On Monday afternoon at 4 PM EDT, TSN and the Hockey Hall of Fame will be announcing its 2015 Induction Class, and there is absolutely no doubt in my mind that both Nicklas Lidstrom and Sergei Fedorov will be inducted, but TSN's Bob McKenzie thinks otherwise:
As you know by now, Scotty Bowman and Jimmy Devellano have weighed in on the HOF'ers-to-be, but as you might expect, Lidstrom himself has a different take on his legacy, as he told the Canadian Press's Stephen Whyno:
Just being on the ice is what Nicklas Lidstrom cherished the most. The seven Norris Trophies as the best defenceman of his era and four Stanley Cups as a cornerstone of the Detroit Red Wings make him a mortal lock to be elected to the Hockey Hall of Fame on Monday in his first year of eligibility. But when Lidstrom looks back on his career, the 1,564 regular-season and 263 playoff games stand out.

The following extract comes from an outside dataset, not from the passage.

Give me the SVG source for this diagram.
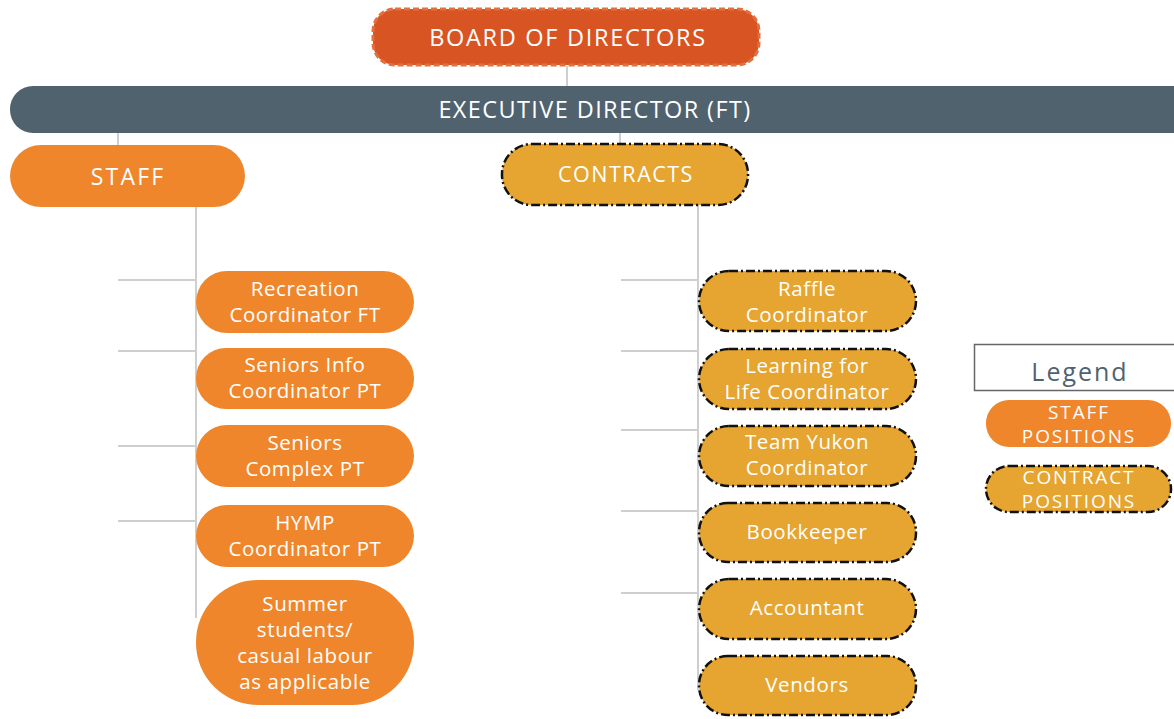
<svg xmlns="http://www.w3.org/2000/svg" width="1174" height="719" viewBox="0 0 1174 719">
<style>
.t{font-family:"Open Sans","Liberation Sans",sans-serif;fill:#fff;text-anchor:middle}
.c{font-size:20.5px;letter-spacing:0.6px}
.lg{font-size:19px;letter-spacing:1.9px}
.staff{fill:#F0862B}
.contract{fill:#E5A530;stroke:#111;stroke-width:2.5;stroke-dasharray:9 3 2 3}
.ln{stroke:#cfcfcf;stroke-width:2;fill:none}
</style>
<rect width="1174" height="719" fill="#fff"/>
<g id="connectors">
<line class="ln" x1="567" y1="66" x2="567" y2="86"/>
<line class="ln" x1="118" y1="133" x2="118" y2="145"/>
<line class="ln" x1="620" y1="133" x2="620" y2="143"/>
<line class="ln" x1="196" y1="207" x2="196" y2="618"/>
<line class="ln" x1="118" y1="280" x2="196" y2="280"/>
<line class="ln" x1="118" y1="351" x2="196" y2="351"/>
<line class="ln" x1="118" y1="446" x2="196" y2="446"/>
<line class="ln" x1="118" y1="521" x2="196" y2="521"/>
<line class="ln" x1="698" y1="205" x2="698" y2="690"/>
<line class="ln" x1="621" y1="280" x2="698" y2="280"/>
<line class="ln" x1="621" y1="351" x2="698" y2="351"/>
<line class="ln" x1="621" y1="430" x2="698" y2="430"/>
<line class="ln" x1="621" y1="511" x2="698" y2="511"/>
<line class="ln" x1="621" y1="593" x2="698" y2="593"/>
</g>
<g id="board">
<rect x="373" y="9" width="386" height="56" rx="22" fill="#D85523" stroke="#E2703F" stroke-width="3" stroke-dasharray="6 3"/>
<text class="t" x="568" y="46" font-size="23.5" letter-spacing="1.7">BOARD OF DIRECTORS</text>
</g>
<g id="executive">
<rect x="10" y="86" width="1190" height="47" rx="23" fill="#51626F"/>
<text class="t" x="595" y="118" font-size="23.5" letter-spacing="1.4">EXECUTIVE DIRECTOR (FT)</text>
</g>
<g id="staff">
<rect class="staff" x="10" y="145" width="235" height="62" rx="31"/>
<text class="t" x="128" y="185" font-size="23" letter-spacing="2.2">STAFF</text>
</g>
<g id="contracts">
<rect class="contract" x="502" y="144" width="246" height="61" rx="30"/>
<text class="t" x="626" y="182" font-size="21.5" letter-spacing="1.5">CONTRACTS</text>
</g>
<g id="recreation">
<rect class="staff" x="196" y="271" width="218" height="62" rx="31"/>
<text class="t c" x="305" y="296">Recreation</text>
<text class="t c" x="305" y="322">Coordinator FT</text>
</g>
<g id="seniors-info">
<rect class="staff" x="196" y="348" width="218" height="61" rx="30"/>
<text class="t c" x="305" y="372">Seniors Info</text>
<text class="t c" x="305" y="398">Coordinator PT</text>
</g>
<g id="seniors-complex">
<rect class="staff" x="196" y="425" width="218" height="62" rx="31"/>
<text class="t c" x="305" y="450">Seniors</text>
<text class="t c" x="305" y="476">Complex PT</text>
</g>
<g id="hymp">
<rect class="staff" x="196" y="505" width="218" height="62" rx="31"/>
<text class="t c" x="305" y="530">HYMP</text>
<text class="t c" x="305" y="556">Coordinator PT</text>
</g>
<g id="summer">
<rect class="staff" x="196" y="580" width="218" height="125" rx="62"/>
<text class="t c" x="305" y="611">Summer</text>
<text class="t c" x="305" y="637">students/</text>
<text class="t c" x="305" y="663">casual labour</text>
<text class="t c" x="305" y="689">as applicable</text>
</g>
<g id="raffle">
<rect class="contract" x="699" y="271" width="217" height="60" rx="30"/>
<text class="t c" x="807" y="296">Raffle</text>
<text class="t c" x="807" y="322">Coordinator</text>
</g>
<g id="learning">
<rect class="contract" x="699" y="349" width="217" height="60" rx="30"/>
<text class="t c" x="807" y="373">Learning for</text>
<text class="t c" x="807" y="399">Life Coordinator</text>
</g>
<g id="team-yukon">
<rect class="contract" x="699" y="426" width="217" height="60" rx="30"/>
<text class="t c" x="807" y="449">Team Yukon</text>
<text class="t c" x="807" y="475">Coordinator</text>
</g>
<g id="bookkeeper">
<rect class="contract" x="699" y="503" width="217" height="59" rx="29"/>
<text class="t c" x="807" y="539">Bookkeeper</text>
</g>
<g id="accountant">
<rect class="contract" x="699" y="579" width="217" height="60" rx="30"/>
<text class="t c" x="807" y="615">Accountant</text>
</g>
<g id="vendors">
<rect class="contract" x="699" y="656" width="217" height="59" rx="29"/>
<text class="t c" x="807" y="692">Vendors</text>
</g>
<g id="legend">
<rect x="974.5" y="344.5" width="205" height="46" fill="#fff" stroke="#666" stroke-width="1.5"/>
<text x="1080" y="381" font-family="Open Sans, Liberation Sans, sans-serif" font-size="25" letter-spacing="2" fill="#51626F" text-anchor="middle">Legend</text>
</g>
<g id="legend-staff">
<rect class="staff" x="986" y="400" width="185" height="47" rx="23"/>
<text class="t lg" x="1079" y="419">STAFF</text>
<text class="t lg" x="1079" y="443">POSITIONS</text>
</g>
<g id="legend-contract">
<rect class="contract" x="986" y="466" width="185" height="46" rx="23"/>
<text class="t lg" x="1079" y="484">CONTRACT</text>
<text class="t lg" x="1079" y="508">POSITIONS</text>
</g>
</svg>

“People are asking you how many games you played and how many you missed, and that’s something I’m very proud of that I played in so many games,” Lidstrom said in a phone interview from his home in Sweden. “I haven’t missed many games.”
Lidstrom admits that he's very proud of his accomplishments, but the 4 Stanley Cup championship-winning teams are the "things" he's most proud of:
from Helene St. James of the Detroit Free Press,
As Bowman sees it, Lidstrom and Fedorov are obvious first-balloters.
"Their records are right there to see," Bowman said. "I would be disappointed. They've won Cups, they've won individually. I mean, the Hall of Fame is controversial because some people say players that get in should win Cups, should win individual award. They qualify at everything."
The two would bring the number of members from the fabled 2002 Detroit Red Wings team in the Hall of Fame to 10, with Bowman, Steve Yzerman, Brendan Shanahan, Chris Chelios, Dominik Hasek, Igor Larionov, Luc Robitaille, Brett Hull already inducted. Pavel Datsyuk is a future candidate....
"Wayne Gretzky told me once, about 10 years ago, how many guys could play forward or defense? He's analytical," Bowman said. "He said, 'I couldn't do it. Jagr couldn't do it. Mario couldn't do it.' Sergei could play forward or defense, because he was a great skater. He was a big man, Sergei, people don't realize. He could skate forwards and backwards with equal dexterity. I'm pretty sure if we didn't get him back in '98, we wouldn't have won the Cup. He was penalty killing, faceoffs, power play - what else is there to do for a center? And then the month or six weeks we put him back on defense, my god, he was perfect."
from Ansar Khan of Mive,
Jimmy Devellano states with supreme confidence that the Detroit Red Wings' 1989 draft was epic.
"That was the draft of the century," Devellano said. "A fabulous, fabulous draft."
What made the haul extraordinary wasn't the club's first two picks, it was their third- and fourth-round selections – Nicklas Lidstrom and Sergei Fedorov.
Lidstrom, widely regarded as one of the two greatest defensemen in NHL history, is a lock to be selected for the Hockey Hall of Fame on Monday. Fedorov, one of the game's premier two-way forwards in the 1990s, has a good chance to be named as well.
That draft set up the Red Wings for a run of success that includes four Stanley Cup championships and a playoff streak that has reached 24 seasons.
"That really was the nucleus of building the Red Wings teams that won Stanley Cups in 1997 and '98 and really put the foundation in place," general manager Ken Holland said.